Data supplied
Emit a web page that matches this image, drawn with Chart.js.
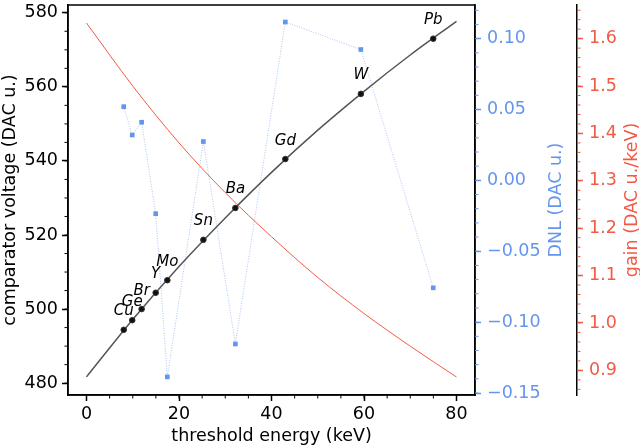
<!DOCTYPE html>
<html>
<head>
<meta charset="utf-8">
<script src="https://cdn.jsdelivr.net/npm/chart.js@4.4.1/dist/chart.umd.min.js"></script>
<style>
  html, body { margin: 0; padding: 0; background: #fff; }
  canvas { display: block; }
</style>
</head>
<body>
<canvas id="myChart" width="640" height="447"></canvas>
<script>
// Calibration lines (element, threshold energy in keV)
const elements = ['Cu', 'Ge', 'Br', 'Y', 'Mo', 'Sn', 'Ba', 'Gd', 'W', 'Pb'];
const energies = [8.05, 9.89, 11.92, 14.96, 17.48, 25.27, 32.19, 42.99, 59.32, 74.97];
const voltages = [494.4, 497.0, 500.0, 504.4, 507.8, 518.7, 527.3, 540.5, 558.1, 573.0];
const dnl = [0.052, 0.032, 0.041, -0.0235, -0.1386, 0.0274, -0.1154, 0.1117, 0.0923, -0.0758];

// Fit curve and gain, every 10 keV
const fitEnergies = [0, 10, 20, 30, 40, 50, 60, 70, 80];
const fitVoltages = [481.7, 497.2, 511.5, 524.6, 536.9, 548.3, 558.8, 568.6, 577.7];
const gainValues = [1.633, 1.500, 1.380, 1.275, 1.182, 1.096, 1.020, 0.951, 0.886];

// Tick labels
const xTicks = [0, 20, 40, 60, 80];
const voltTicks = [480, 500, 520, 540, 560, 580];
const dnlTicks = [-0.15, -0.10, -0.05, 0.00, 0.05, 0.10];
const gainTicks = [0.9, 1.0, 1.1, 1.2, 1.3, 1.4, 1.5, 1.6];

const BLUE = '#6495ed';
const RED = '#f25a45';
const FONT = 'DejaVu Sans';

const minus = s => s.replace('-', '\u2212');

// fixed axis sizes so the plot box lands where it should
function fixSize(size) {
  return function (scale) {
    if (scale.isHorizontal()) scale.height = size; else scale.width = size;
    scale.paddingTop = 0; scale.paddingBottom = 0;
    scale.paddingLeft = 0; scale.paddingRight = 0;
  };
}
function setTicks(list) {
  return function (scale) { scale.ticks = list.map(v => ({ value: v })); };
}

// minor ticks, frame, right-hand titles, element labels
const extras = {
  id: 'extras',
  afterDatasetsDraw(chart) {
    const ctx = chart.ctx;
    const meta = chart.getDatasetMeta(0);
    ctx.save();
    ctx.fillStyle = '#000';
    ctx.font = 'italic 15px ' + FONT;
    ctx.textAlign = 'center';
    ctx.textBaseline = 'alphabetic';
    meta.data.forEach((pt, i) => {
      ctx.fillText(elements[i], pt.x, pt.y - 14.5);
    });
    ctx.restore();
  },
  afterDraw(chart) {
    const ctx = chart.ctx;
    const a = chart.chartArea;
    const s = chart.scales;
    ctx.save();
    ctx.strokeStyle = '#000';
    ctx.lineWidth = 1.5;
    ctx.strokeRect(a.left, a.top, a.right - a.left, a.bottom - a.top);

    function minors(scale, from, to, step, color) {
      ctx.strokeStyle = color;
      ctx.lineWidth = 1;
      ctx.beginPath();
      for (let v = from; v <= to + step / 2; v += step) {
        const p = scale.getPixelForValue(v);
        if (scale.isHorizontal()) {
          if (p < a.left || p > a.right) continue;
          ctx.moveTo(p, scale.top); ctx.lineTo(p, scale.top + 3.5);
        } else {
          if (p < a.top || p > a.bottom) continue;
          const edge = scale.position === 'left' ? scale.right : scale.left;
          const dir = scale.position === 'left' ? -1 : 1;
          ctx.moveTo(edge, p); ctx.lineTo(edge + dir * 3.5, p);
        }
      }
      ctx.stroke();
    }
    minors(s.x, -5, 85, 5, '#000');
    minors(s.y, 475, 585, 5, '#000');
    minors(s.dnl, -0.16, 0.13, 0.01, BLUE);
    minors(s.gain, 0.84, 1.68, 0.02, RED);

    ctx.font = '17.5px ' + FONT;
    ctx.textAlign = 'center';
    ctx.textBaseline = 'alphabetic';
    const midY = (a.top + a.bottom) / 2;
    ctx.translate(561, midY);
    ctx.rotate(-Math.PI / 2);
    ctx.fillStyle = BLUE;
    ctx.fillText('DNL (DAC u.)', 0, 0);
    ctx.rotate(Math.PI / 2);
    ctx.translate(637 - 561, 0);
    ctx.rotate(-Math.PI / 2);
    ctx.fillStyle = RED;
    ctx.fillText('gain (DAC u./keV)', 0, 0);
    ctx.restore();
  }
};

const ctx = document.getElementById('myChart').getContext('2d');

const tickFont = { family: FONT, size: 17.5 };
const titleFont = { family: FONT, size: 17.5 };

const lineChart = new Chart(ctx, {
  type: 'scatter',
  data: {
    datasets: [
      {
        label: 'measured',
        data: energies.map((e, i) => ({ x: e, y: voltages[i] })),
        yAxisID: 'y',
        pointRadius: 2.8,
        pointBackgroundColor: '#111',
        pointBorderColor: '#333',
        pointBorderWidth: 1,
        showLine: false,
        order: 0
      },
      {
        label: 'fit',
        data: fitEnergies.map((e, i) => ({ x: e, y: fitVoltages[i] })),
        yAxisID: 'y',
        showLine: true,
        borderColor: '#555',
        borderWidth: 1.5,
        pointRadius: 0,
        cubicInterpolationMode: 'monotone',
        order: 1
      },
      {
        label: 'gain',
        data: fitEnergies.map((e, i) => ({ x: e, y: gainValues[i] })),
        yAxisID: 'gain',
        showLine: true,
        borderColor: RED,
        borderWidth: 1,
        pointRadius: 0,
        cubicInterpolationMode: 'monotone',
        order: 2
      },
      {
        label: 'DNL',
        data: energies.map((e, i) => ({ x: e, y: dnl[i] })),
        yAxisID: 'dnl',
        showLine: true,
        borderColor: 'rgba(100,149,237,0.55)',
        borderWidth: 1,
        borderDash: [1, 1.5],
        pointStyle: 'rect',
        pointRadius: 3.3,
        pointBackgroundColor: BLUE,
        pointBorderWidth: 0,
        order: 3
      }
    ]
  },
  options: {
    responsive: false,
    animation: false,
    events: [],
    layout: { padding: { top: 1, left: 0, right: 0, bottom: 0 } },
    plugins: { legend: { display: false }, tooltip: { enabled: false } },
    scales: {
      x: {
        type: 'linear',
        position: 'bottom',
        min: -4, max: 84,
        afterBuildTicks: setTicks(xTicks),
        afterFit: fixSize(52),
        ticks: { color: '#000', font: tickFont, padding: 3, maxRotation: 0 },
        grid: { drawOnChartArea: false, tickLength: 6, tickWidth: 1.5, tickColor: '#000' },
        border: { color: '#000', width: 1.5 },
        title: { display: true, text: 'threshold energy (keV)', color: '#000', font: titleFont, padding: 0 }
      },
      y: {
        type: 'linear',
        position: 'left',
        min: 476.8, max: 582.1,
        afterBuildTicks: setTicks(voltTicks),
        afterFit: fixSize(68),
        ticks: { color: '#000', font: tickFont, padding: 4 },
        grid: { drawOnChartArea: false, tickLength: 6, tickWidth: 1.5, tickColor: '#000' },
        border: { color: '#000', width: 1.5 },
        title: { display: true, text: 'comparator voltage (DAC u.)', color: '#000', font: titleFont, padding: 0 }
      },
      dnl: {
        type: 'linear',
        position: 'right',
        weight: 0,
        min: -0.1514, max: 0.1237,
        afterBuildTicks: setTicks(dnlTicks),
        afterFit: fixSize(102),
        ticks: { color: BLUE, font: tickFont, padding: 6, callback: v => minus(v.toFixed(2)) },
        grid: { drawOnChartArea: false, tickLength: 6, tickWidth: 1.5, tickColor: BLUE },
        border: { color: '#000', width: 1.5 }
      },
      gain: {
        type: 'linear',
        position: 'right',
        weight: 1,
        min: 0.848, max: 1.671,
        afterBuildTicks: setTicks(gainTicks),
        afterFit: fixSize(63),
        ticks: { color: RED, font: tickFont, padding: 6, callback: v => v.toFixed(1) },
        grid: { drawOnChartArea: false, tickLength: 6, tickWidth: 1.5, tickColor: RED },
        border: { color: '#000', width: 1.5 }
      }
    }
  },
  plugins: [extras]
});
</script>
</body>
</html>
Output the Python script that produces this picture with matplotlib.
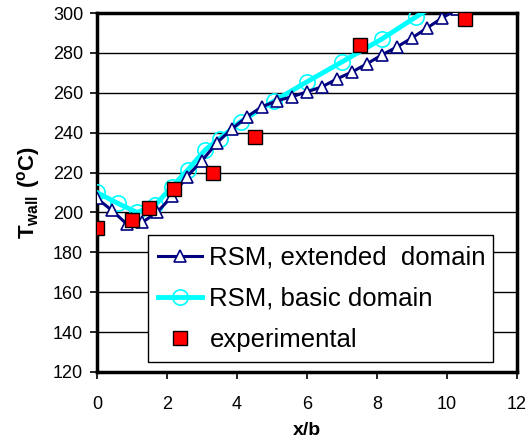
import numpy as np
import matplotlib
matplotlib.use('Agg')
import matplotlib.pyplot as plt

plt.rcParams['font.family'] = ['Liberation Sans', 'DejaVu Sans']
plt.rcParams['mathtext.fontset'] = 'custom'
plt.rcParams['mathtext.rm'] = 'Liberation Sans'
plt.rcParams['mathtext.bf'] = 'Liberation Sans:bold'

# RSM, extended domain
x_ext = [0.0, 0.43, 0.86, 1.29, 1.71, 2.14, 2.57, 3.0, 3.43, 3.86, 4.29, 4.71,
         5.14, 5.57, 6.0, 6.43, 6.86, 7.29, 7.71, 8.14, 8.57, 9.0, 9.43, 9.86, 10.29]
t_ext = [207, 201, 194, 195, 200, 208, 218, 226, 235, 242, 248, 253,
         256, 258, 260.5, 263, 267, 270.5, 274.5, 279, 283, 287.5, 292.5, 297.5, 302]

# RSM, basic domain
x_bas = [0.0, 0.6, 1.15, 1.65, 2.15, 2.6, 3.1, 3.5, 4.1, 5.07, 6.0, 7.0, 8.14, 9.11, 10.1]
t_bas = [210, 204.5, 200, 203.5, 213, 221.5, 231.5, 237, 245.5, 256, 265.5, 275.5, 287, 298, 309]

# measurements
x_exp = [0.0, 1.0, 1.5, 2.2, 3.3, 4.5, 7.5, 10.5]
t_exp = [192, 196, 202, 212, 220, 238, 284, 297]

fig = plt.figure(figsize=(5.28, 4.41), dpi=100)
ax = fig.add_axes([0.1837, 0.1565, 0.7955, 0.814])

ax.plot(x_bas, t_bas, color='#00FFFF', lw=3.5, marker='o', ms=11,
        mfc='none', mec='#00FFFF', mew=1.2, label='RSM, basic domain', zorder=3)
ax.plot(x_ext, t_ext, color='#000080', lw=2.2, marker='^', ms=9,
        mfc='white', mec='#000080', mew=1.2, label='RSM, extended  domain', zorder=4)
ax.plot(x_exp, t_exp, ls='none', marker='s', ms=10, mfc='#FF0000',
        mec='black', mew=1.0, label='experimental', zorder=5)

ax.set_xlim(0, 12)
ax.set_ylim(120, 300)
ax.set_xticks(np.arange(0, 13, 2))
ax.set_yticks(np.arange(120, 301, 20))
ax.yaxis.grid(True, color='black', lw=1.0)
ax.set_axisbelow(True)

for s in ax.spines.values():
    s.set_linewidth(2.5)
    s.set_color('black')

ax.tick_params(axis='both', direction='out', length=5, width=1.2,
               labelsize=13, colors='black')
ax.tick_params(axis='x', pad=12)
ax.tick_params(axis='y', pad=5)

ax.set_xlabel('x/b', fontsize=14, fontweight='bold', labelpad=7)
ax.set_ylabel(r'$\mathbf{T_{wall}\ (^{o}C)}$', fontsize=16, labelpad=8)

h, l = ax.get_legend_handles_labels()
order = [1, 0, 2]
leg = ax.legend([h[i] for i in order], [l[i] for i in order],
                loc='lower left', bbox_to_anchor=(0.121, 0.028, 0.822, 0.36),
                mode='expand', fontsize=18.5, frameon=True, fancybox=False,
                edgecolor='black', framealpha=1, handlelength=1.7,
                handletextpad=0.3, borderpad=0.4, labelspacing=0.66,
                borderaxespad=0)
leg.get_frame().set_linewidth(1.0)
leg.set_zorder(10)

fig.savefig('out.png', dpi=100)
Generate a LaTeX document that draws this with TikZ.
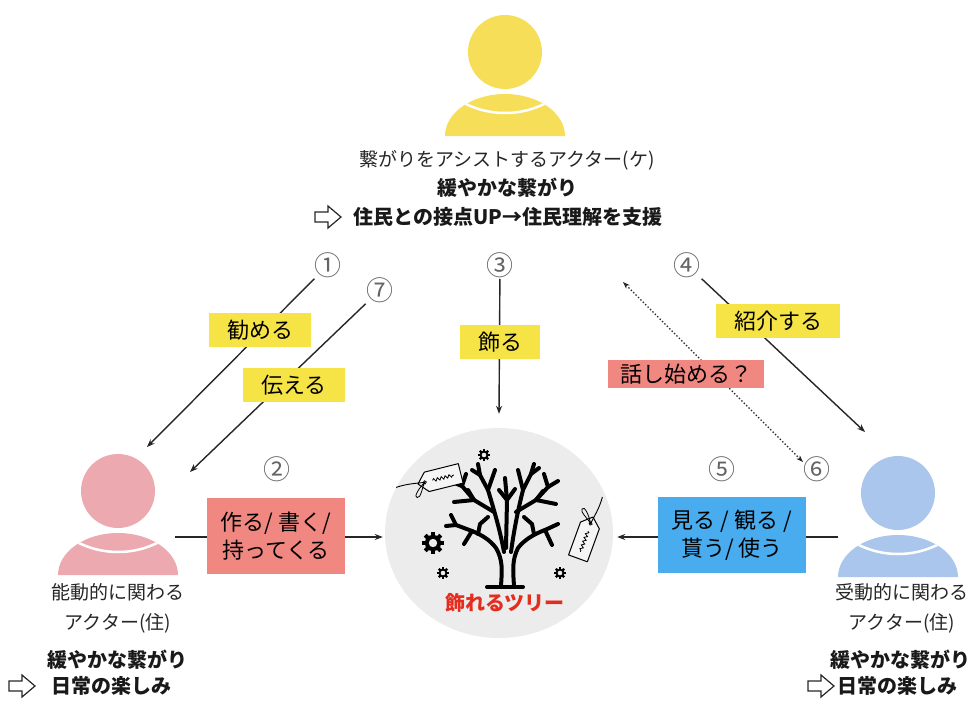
\documentclass[tikz,border=0pt]{standalone}
\usepackage{fontspec}
\setmainfont{Noto Sans CJK JP}
\usepackage{xcolor}
\usetikzlibrary{arrows.meta,positioning,shapes.geometric,decorations.pathmorphing}

\definecolor{actY}{RGB}{246,222,88}
\definecolor{actR}{RGB}{236,170,176}
\definecolor{actB}{RGB}{170,198,236}
\definecolor{tagY}{RGB}{246,228,70}
\definecolor{tagR}{RGB}{240,135,128}
\definecolor{tagB}{RGB}{72,172,238}
\definecolor{treegray}{RGB}{236,236,236}
\definecolor{numgray}{RGB}{100,100,100}
\definecolor{treered}{RGB}{228,45,30}

\begin{document}
\begin{tikzpicture}[x=1pt, y=-1pt,
  lbl/.style={inner xsep=18pt, inner ysep=0pt, minimum height=34pt, align=center, font=\fontsize{22}{28}\selectfont},
  num/.style={inner sep=1pt, text=numgray, font=\fontsize{27}{27}\selectfont},
  role/.style={align=center, text=black!85, font=\fontsize{19}{30}\selectfont},
  bold/.style={text=black!90, font=\fontsize{20}{24}\selectfont\bfseries},
  arr/.style={-{Stealth[length=8pt,width=6pt]}, line width=1.4pt, draw=black!85},
  actor/.pic={
    \fill[#1] (0,0) circle[radius=37pt];
    \fill[#1] (-60,84) arc[start angle=180, end angle=0, x radius=60pt, y radius=42pt] -- cycle;
    \begin{scope}
      \clip (-60,84) arc[start angle=180, end angle=0, x radius=60pt, y radius=42pt] -- cycle;
      \draw[white, line width=2.5pt] (0,-28) circle[radius=89pt];
    \end{scope}
    \coordinate (-east) at (57,46);
    \coordinate (-west) at (-60,44);
  },
  hollow/.pic={
    \draw[line width=1.2pt, draw=black!85] (0,-5) -- (13,-5) -- (13,-11) -- (26,0) -- (13,11) -- (13,5) -- (0,5) -- cycle;
  },
  gear/.pic={
    \foreach \a in {0,45,...,315}
      \fill[rotate=\a] (0.5*#1,-0.18*#1) rectangle (#1,0.18*#1);
    \fill (0,0) circle[radius={0.74pt*#1}];
    \fill[treegray] (0,0) circle[radius={0.38pt*#1}];
  },
  tag/.pic={
    \draw[line width=1pt, line join=round, fill=white!50!treegray] (0,0) -- (9,-10) -- (44,-10) -- (44,10) -- (9,10) -- cycle;
    \draw[line width=0.8pt] (7,0) circle[radius=1.6pt];
    \draw[line width=0.8pt, decorate, decoration={snake, amplitude=1.5pt, segment length=4pt}] (15,0) -- (37,0);
    \draw[line width=0.9pt] (7,0) .. controls (-2,-1) and (-10,-3) .. (-22,-2);
    \draw[line width=0.8pt] (7,0) .. controls (0,4) and (-8,12) .. (-4,13) .. controls (0,14) and (2,6) .. (7,0);
  }]
\useasboundingbox (0,0) rectangle (978,713);

\node[ellipse, fill=treegray, minimum width=228pt, minimum height=210pt, inner sep=0] (treebg) at (499,533) {};

\pic (pT) at (505,52) {actor=actY};
\pic (pL) at (118,491) {actor=actR};
\pic (pR) at (898,493) {actor=actB};

\node[role] (tRole) at (507,160) {繋がりをアシストするアクター(ケ)};
\node[bold] (tBold) at (507,188) {緩やかな繋がり};
\node[bold, anchor=west] (tGoal) at (350,217) {住民との接点UP→住民理解を支援};
\pic at (315,217) {hollow};

\node[role] (lRole) at (118,608) {能動的に関わる\\アクター(住)};
\node[bold] (lBold) at (117,660) {緩やかな繋がり};
\node[bold, anchor=west] (lGoal) at (48,686) {日常の楽しみ};
\pic at (9,686) {hollow};

\node[role] (rRole) at (902,608) {受動的に関わる\\アクター(住)};
\node[bold] (rBold) at (900,660) {緩やかな繋がり};
\node[bold, anchor=west] (rGoal) at (834,686) {日常の楽しみ};
\pic at (808,686) {hollow};

\node[num] (n1) at (328,265) {①};
\node[num] (n7) at (380,290) {⑦};
\node[num] (n3) at (500,265) {③};
\node[num] (n4) at (687,265) {④};
\node[num] (n2) at (277,469) {②};
\node[num] (n5) at (722,469) {⑤};
\node[num] (n6) at (817,469) {⑥};

\coordinate (aim1) at (147,447);
\coordinate (aim7) at (190,472);
\coordinate (aim4) at (865,432);
\coordinate (talkA) at (623,282);
\coordinate (talkB) at (803,462);

\draw[arr] (n1) -- (aim1);
\draw[arr] (n7) -- (aim7);
\draw[arr] (n3) -- ([yshift=14pt]treebg.north);
\draw[arr] (n4) -- (aim4);
\draw[dotted, line width=1.4pt, draw=black!85, {Stealth[length=7pt,width=5pt]}-{Stealth[length=7pt,width=5pt]}] (talkA) -- (talkB);
\draw[arr] (pL-east) -- ([xshift=-2pt]pL-east -| treebg.west);
\draw[arr] (pR-west) -- ([xshift=4pt]pR-west -| treebg.east);

\node[lbl, fill=tagY] (l1) at (260,330) {勧める};
\node[lbl, fill=tagY] (l7) at (294,385) {伝える};
\node[lbl, fill=tagY] (l3) at (500,342) {飾る};
\node[lbl, fill=tagY] (l4) at (778,321) {紹介する};
\node[lbl, fill=tagR, minimum height=28pt, inner xsep=12pt] (lTalk) at (686,374) {話し始める？};
\node[lbl, fill=tagR, minimum height=76pt, inner xsep=14pt] (l2) at (276,536) {作る/ 書く/\\持ってくる};
\node[lbl, fill=tagB, minimum height=76pt, inner xsep=14pt] (l5) at (732,535) {見る / 観る /\\貰う/ 使う};

% bare tree
\begin{scope}[line width=4pt, line cap=round, line join=round]
\draw (501,586) .. controls (502,570) and (503,560) .. (496,548) .. controls (490,540) and (482,535) .. (472,531);
\draw (514,586) .. controls (513,570) and (512,560) .. (518,548) .. controls (524,540) and (534,534) .. (545,530);
\draw (487,587) -- (523,587);
\draw (504,552) .. controls (500,530) and (494,510) .. (488,490) -- (480,475) -- (478,464);
\draw (511,552) .. controls (514,530) and (518,510) .. (523,490) -- (531,474) -- (534,464);
\draw (506,548) -- (507,500) -- (505,478);
\draw (494,512) -- (474,500) -- (462,486);
\draw (474,500) -- (454,502);
\draw (516,512) -- (536,500) -- (548,487);
\draw (536,500) -- (556,504);
\draw (472,531) -- (456,525) -- (451,515);
\draw (472,531) -- (464,544);
\draw (545,530) -- (558,524);
\draw (545,530) -- (552,545);
\draw (488,490) -- (495,470);
\draw (523,490) -- (518,470);
\draw (462,486) -- (466,474);
\draw (548,487) -- (544,474);
\draw (462,486) -- (452,482);
\draw (548,487) -- (558,481);
\draw (507,500) -- (499,490);
\draw (507,500) -- (515,489);
\draw (480,475) -- (472,470);
\draw (531,474) -- (539,468);
\draw (474,500) -- (468,490);
\draw (536,500) -- (543,491);
\draw (456,525) -- (446,526);
\draw (488,517) -- (480,524) -- (478,534);
\draw (524,517) -- (532,524) -- (534,534);
\end{scope}

\pic at (433,543) {gear=11};
\pic at (484,455) {gear=6};
\pic at (443,573) {gear=6};
\pic at (560,573) {gear=6};
\pic[rotate=14] at (418,484) {tag};
\pic[rotate=-110] at (593,517) {tag};

\node[text=treered, font=\fontsize{20}{20}\selectfont\bfseries] (treeName) at (505,603) {飾れるツリー};
\end{tikzpicture}
\end{document}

Your instructions
From the listing above, repeat only the lines between the line containing "Output the Python" and the line containing "import matplotlib.pyplot as plt", those two included. Pictures are not part of the copy.

Response for this exercise
Output the Python script that produces this picture with matplotlib.
import numpy as np
import matplotlib
matplotlib.use('Agg')
import matplotlib.pyplot as plt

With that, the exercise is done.